The characters in the novel are varied and realistic. Lena is a normal, ordinary girl - or at least that's the way she thinks of herself, but she makes courageous extraordinary choices. Where will her heart take her? Hana, her best friend is rich and beautiful but she wonders if there's something more. Will she give up her contented life or take the cure? Alex is from another world and different ideals shape his thoughts. Will he alter the girls' perception of their government and lives, or will they choose the cure?
Wonderfully well-written novel that I highly recommend to young adult/teen readers even if they don't normally read dystopian style novels.
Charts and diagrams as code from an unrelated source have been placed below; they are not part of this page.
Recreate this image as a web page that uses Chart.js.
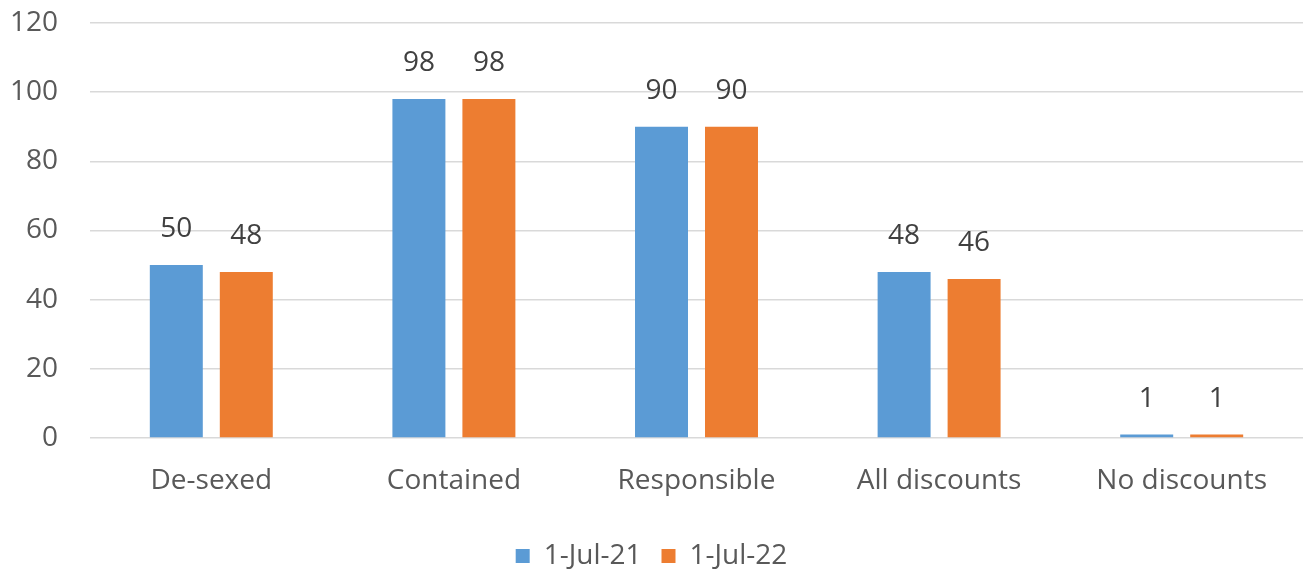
<!DOCTYPE html>
<html>
<head>
<meta charset="utf-8">
<script src="https://cdn.jsdelivr.net/npm/chart.js@4/dist/chart.umd.min.js"></script>
<style>
  html, body { margin: 0; padding: 0; background: #ffffff; }
  #wrap { width: 1306px; height: 572px; position: relative; }
</style>
</head>
<body>
<div id="wrap"><canvas id="c"></canvas></div>
<script>
const categories = ['De-sexed', 'Contained', 'Responsible', 'All discounts', 'No discounts'];
const seriesNames = ['1-Jul-21', '1-Jul-22'];
const values2021 = [50, 98, 90, 48, 1];
const values2022 = [48, 98, 90, 46, 1];
const yTicks = [0, 20, 40, 60, 80, 100, 120];

const FONT = '"Open Sans", sans-serif';
const FONT_SIZE = 28;

// Writes each bar's value above it
const valueLabels = {
  id: 'valueLabels',
  afterDatasetsDraw(chart) {
    const ctx = chart.ctx;
    ctx.save();
    ctx.font = FONT_SIZE + 'px ' + FONT;
    ctx.fillStyle = '#404040';
    ctx.textAlign = 'center';
    ctx.textBaseline = 'middle';
    chart.data.datasets.forEach((ds, i) => {
      chart.getDatasetMeta(i).data.forEach((bar, j) => {
        ctx.fillText(String(ds.data[j]), bar.x, bar.y - 36);
      });
    });
    ctx.restore();
  }
};

new Chart(document.getElementById('c'), {
  type: 'bar',
  data: {
    labels: categories,
    datasets: [
      { label: seriesNames[0], data: values2021, backgroundColor: '#5B9BD5' },
      { label: seriesNames[1], data: values2022, backgroundColor: '#ED7D31' }
    ]
  },
  options: {
    responsive: true,
    maintainAspectRatio: false,
    animation: false,
    layout: { padding: { top: 23, right: 3, left: 0, bottom: -8 } },
    datasets: { bar: { categoryPercentage: 0.577, barPercentage: 0.757 } },
    scales: {
      x: {
        grid: { display: false, drawTicks: false },
        border: { display: false },
        afterFit(scale) { scale.height = 84; scale.paddingLeft = 0; scale.paddingRight = 0; },
        ticks: { color: '#595959', font: { family: FONT, size: FONT_SIZE }, padding: 26 }
      },
      y: {
        min: 0,
        max: 120,
        afterBuildTicks(scale) { scale.ticks = yTicks.map(v => ({ value: v })); },
        afterFit(scale) { scale.width = 90; scale.paddingTop = 0; scale.paddingBottom = 0; },
        grid: { color: '#d9d9d9', lineWidth: 1.5, drawTicks: false },
        border: { display: false },
        ticks: { color: '#595959', font: { family: FONT, size: FONT_SIZE }, padding: 32 }
      }
    },
    plugins: {
      legend: {
        position: 'bottom',
        labels: {
          color: '#595959',
          font: { family: FONT, size: FONT_SIZE },
          boxWidth: 14,
          boxHeight: 14,
          padding: 20
        }
      },
      tooltip: { enabled: false }
    }
  },
  plugins: [valueLabels]
});
</script>
</body>
</html>
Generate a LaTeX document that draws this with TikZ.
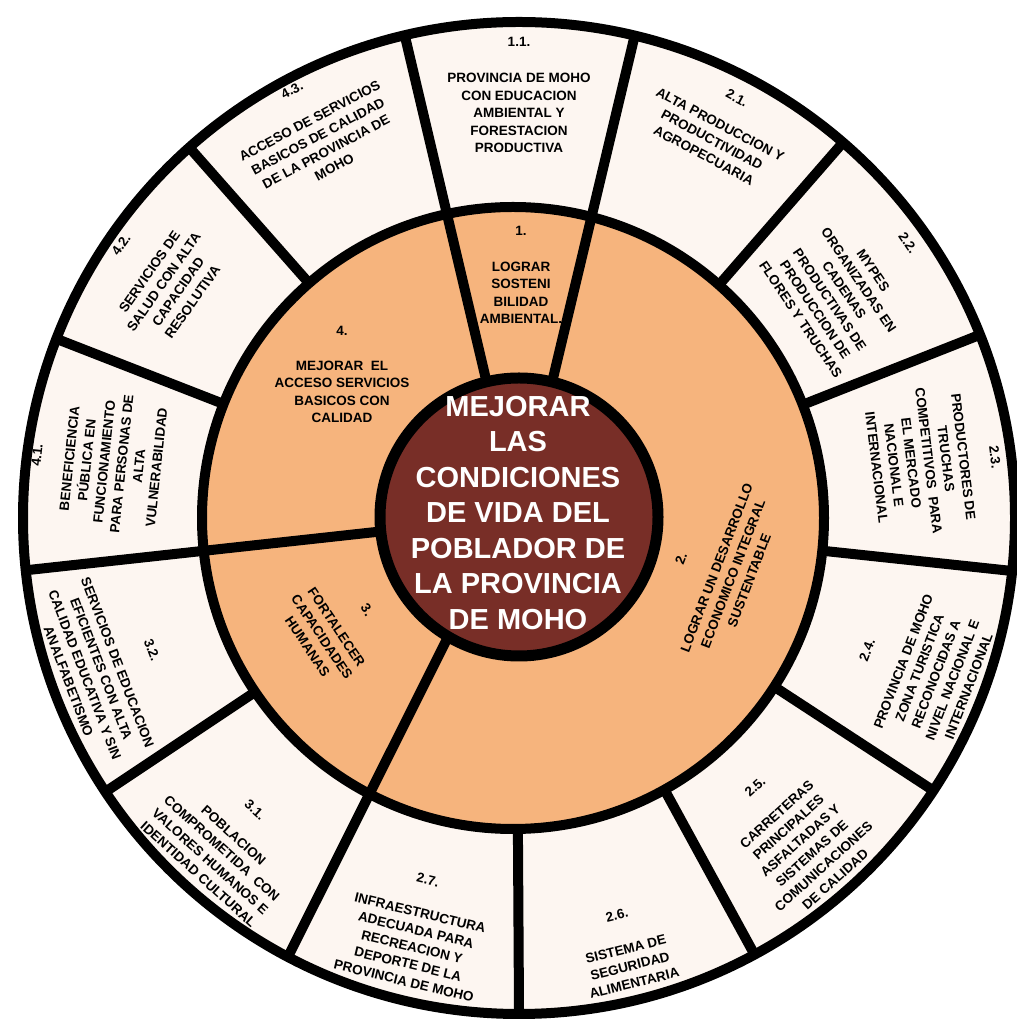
\documentclass[tikz,border=0pt]{standalone}
\usepackage{fontspec}
\setmainfont{Liberation Sans}
\definecolor{cream}{HTML}{FDF6F1}
\definecolor{ochre}{HTML}{F6B47D}
\definecolor{maroon}{HTML}{782E27}
\begin{document}
\begin{tikzpicture}[x=1pt,y=1pt,
  lbl/.style={font=\bfseries\fontsize{13.5}{17.5}\selectfont, align=center, inner sep=0pt},
  num/.style={font=\bfseries\fontsize{13.5}{17.5}\selectfont, inner sep=0pt},
  spoke/.style={line width=10pt, line cap=butt},
  ring/.style={line width=10pt},
  ]
\useasboundingbox (0,0) rectangle (1017,1023);
\coordinate (Co) at (519,505);   % outer ring centre
\coordinate (Cm) at (513,505);   % middle ring centre
\coordinate (Ci) at (519,506);   % inner disc centre
\coordinate (Cs) at (516,505);   % spoke centre
% outer ring background
\fill[cream] (Co) circle[radius=496pt];
% short spokes (outer ring only)
\begin{scope}
  \clip (Co) circle[radius=496pt];
  \begin{scope}[shift={(Cs)}]
    \foreach \a in {48.95,21.55,-6.1,-33.15,-61.35,-89.65,-146.3,158.7,131.4}
      \draw[spoke] (\a:250pt) -- (\a:530pt);
  \end{scope}
\end{scope}
% middle ring
\fill[ochre] (Cm) circle[radius=311pt];
% long dividers (middle ring + outer ring)
\begin{scope}
  \clip (Co) circle[radius=496pt];
  \begin{scope}[shift={(Cs)}]
    \draw[spoke] (102.2:139pt) -- (103.0:530pt);
    \draw[spoke] (75.1:139pt) -- (76.2:530pt);
    \draw[spoke] (-174.3:139pt) -- (-173.9:530pt);
    \draw[spoke] (-119.7:139pt) -- (-117.4:530pt);
  \end{scope}
\end{scope}
\draw[ring] (Cm) circle[radius=311pt];
\filldraw[fill=maroon, draw=black, line width=11pt] (Ci) circle[radius=139pt];
\draw[ring] (Co) circle[radius=496pt];

% centre
\node[font=\bfseries\fontsize{29}{35.5}\selectfont, text=white, align=center, inner sep=0pt] (core) at (518,510)
  {MEJORAR\\LAS\\CONDICIONES\\DE VIDA DEL\\POBLADOR DE\\LA PROVINCIA\\DE MOHO};

% middle ring
\node[num] (n1) at (521,792) {1.};
\node[lbl] (t1) at (521,730) {LOGRAR\\SOSTENI\\BILIDAD\\AMBIENTAL.};
\node[num] (n4) at (342,692) {4.};
\node[lbl] (t4) at (342,631) {MEJORAR~~EL\\ACCESO SERVICIOS\\BASICOS CON\\CALIDAD};
\node[num, rotate=-56] (n3) at (367,413) {3.};
\node[lbl, rotate=-56] (t3) at (322,386) {FORTALECER\\CAPACIDADES\\HUMANAS};
\node[num, rotate=69] (n2) at (681,464) {2.};
\node[lbl, rotate=69] (t2) at (733,449) {LOGRAR UN DESARROLLO\\ECONOMICO INTEGRAL\\SUSTENTABLE};

% outer ring
\node[num] (n11) at (519,981) {1.1.};
\node[lbl] (t11) at (519,910) {PROVINCIA DE MOHO\\CON EDUCACION\\AMBIENTAL Y\\FORESTACION\\PRODUCTIVA};
\node[num, rotate=-28] (n21) at (737,925) {2.1.};
\node[lbl, rotate=-28] (t21) at (712,883) {ALTA PRODUCCION Y\\PRODUCTIVIDAD\\AGROPECUARIA};
\node[num, rotate=-56] (n22) at (908,780) {2.2.};
\node[lbl, rotate=-56] (t22) at (837,728) {MYPES\\ORGANIZADAS EN\\CADENAS\\PRODUCTIVAS DE\\PRODUCCION DE\\FLORES Y TRUCHAS};
\node[num, rotate=-83] (n23) at (995,566) {2.3.};
\node[lbl, rotate=-83] (t23) at (920,561) {PRODUCTORES DE\\TRUCHAS\\COMPETITIVOS~~PARA\\EL MERCADO\\NACIONAL E\\INTERNACIONAL};
\node[num, rotate=69] (n24) at (867,373) {2.4.};
\node[lbl, rotate=69] (t24) at (936,349) {PROVINCIA DE MOHO\\ZONA TURISTICA\\RECONOCIDAS A\\NIVEL NACIONAL E\\INTERNACIONAL};
\node[num, rotate=42] (n25) at (755,236) {2.5.};
\node[lbl, rotate=42] (t25) at (806,176) {CARRETERAS\\PRINCIPALES\\ASFALTADAS Y\\SISTEMAS DE\\COMUNICACIONES\\DE CALIDAD};
\node[num, rotate=14] (n26) at (617,108) {2.6.};
\node[lbl, rotate=14] (t26) at (630,57) {SISTEMA DE\\SEGURIDAD\\ALIMENTARIA};
\node[num, rotate=-13.5] (n27) at (428,143) {2.7.};
\node[lbl, rotate=-13.5] (t27) at (412,76) {INFRAESTRUCTURA\\ADECUADA PARA\\RECREACION Y\\DEPORTE DE LA\\PROVINCIA DE MOHO};
\node[num, rotate=-42] (n31) at (255,213) {3.1.};
\node[lbl, rotate=-42] (t31) at (216,168) {POBLACION\\COMPROMETIDA~~CON\\VALORES HUMANOS E\\IDENTIDAD CULTURAL};
\node[num, rotate=-69] (n32) at (152,373) {3.2.};
\node[lbl, rotate=-69] (t32) at (93,351) {SERVICIOS DE EDUCACION\\EFICIENTES CON ALTA\\CALIDAD EDUCATIVA Y SIN\\ANALFABETISMO};
\node[num, rotate=84] (n41) at (37,568) {4.1.};
\node[lbl, rotate=84] (t41) at (113,560) {BENEFICIENCIA\\PÚBLICA EN\\FUNCIONAMIENTO\\PARA PERSONAS DE\\ALTA\\VULNERABILIDAD};
\node[num, rotate=55] (n42) at (121,778) {4.2.};
\node[lbl, rotate=55] (t42) at (171,736) {SERVICIOS DE\\SALUD CON ALTA\\CAPACIDAD\\RESOLUTIVA};
\node[num, rotate=28] (n43) at (292,933) {4.3.};
\node[lbl, rotate=28] (t43) at (322,879) {ACCESO DE SERVICIOS\\BASICOS DE CALIDAD\\DE LA PROVINCIA DE\\MOHO};
\end{tikzpicture}
\end{document}
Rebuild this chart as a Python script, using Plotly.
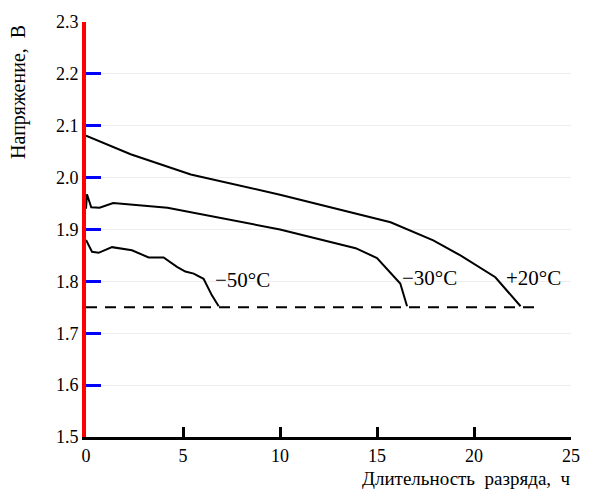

There are only one or two instances of a curse word being used and no inappropriate scenes detailed. This is a very enjoyable read that will keep you up into the wee hours of the morning.
Delirium was written very similarly to a book I had once thoroughly enjoyed, Uglies. It contains the basic love story, where the main character knows the relationship can never work in society, so the couple escapes to a better world. Similarly, the dystopian society, as messed up as it is, was basic in its rules and unoriginal. The lack of uniqueness in the story was displayed through the laziness of the author in developing the society, the laws were set and was quite obvious to the reader to be corrupted.
The story was boring because of the lack of suspense and twists. There was foreshadowing in the story, but conversely, it was very obvious. It is possible that this novel was too easy for me, as I found myself skipping over small parts that I found to be unnecessary. For a 400 page book, you expect the book to be well thought through with a ton of information to comprehend, however; the author included a lot of filler words it seemed. There were few plot twists, and when there were, they were often boring and expected. The main plot twist of the story, in reality, was not even related to the main plot of the story, confusing the reader further.
Delirium proved to be predictable as it followed almost the exact same plot as every other dystopian future novel I have read, almost ruining my love for the genre. I found as I was reading, that instead of reading quickly to figure out what would happen next, I was reading quickly in order to both finish the book, as well as keep myself somewhat interested in the story because of how boring I found it to be. On the back of the book, Jay Asher, author of the New York Times bestseller THIRTEEN REASONS WHY, claims the book to have characters with “spinning emotions,” but in reality, rather than the characters to be complex and intriguing, I found them to be immature and, well, boring.
Though the premise for the book was interesting, and encouraged me to read the book, I would not recommend this book to people unless they were interested in reading a very easy book. Although this sounds harsh, I did not enjoy this book, but I did learn of the criterias that I now will follow for the later dystopian books I will read. Overall, I do not regret reading this book but would certainly not recommend it for others.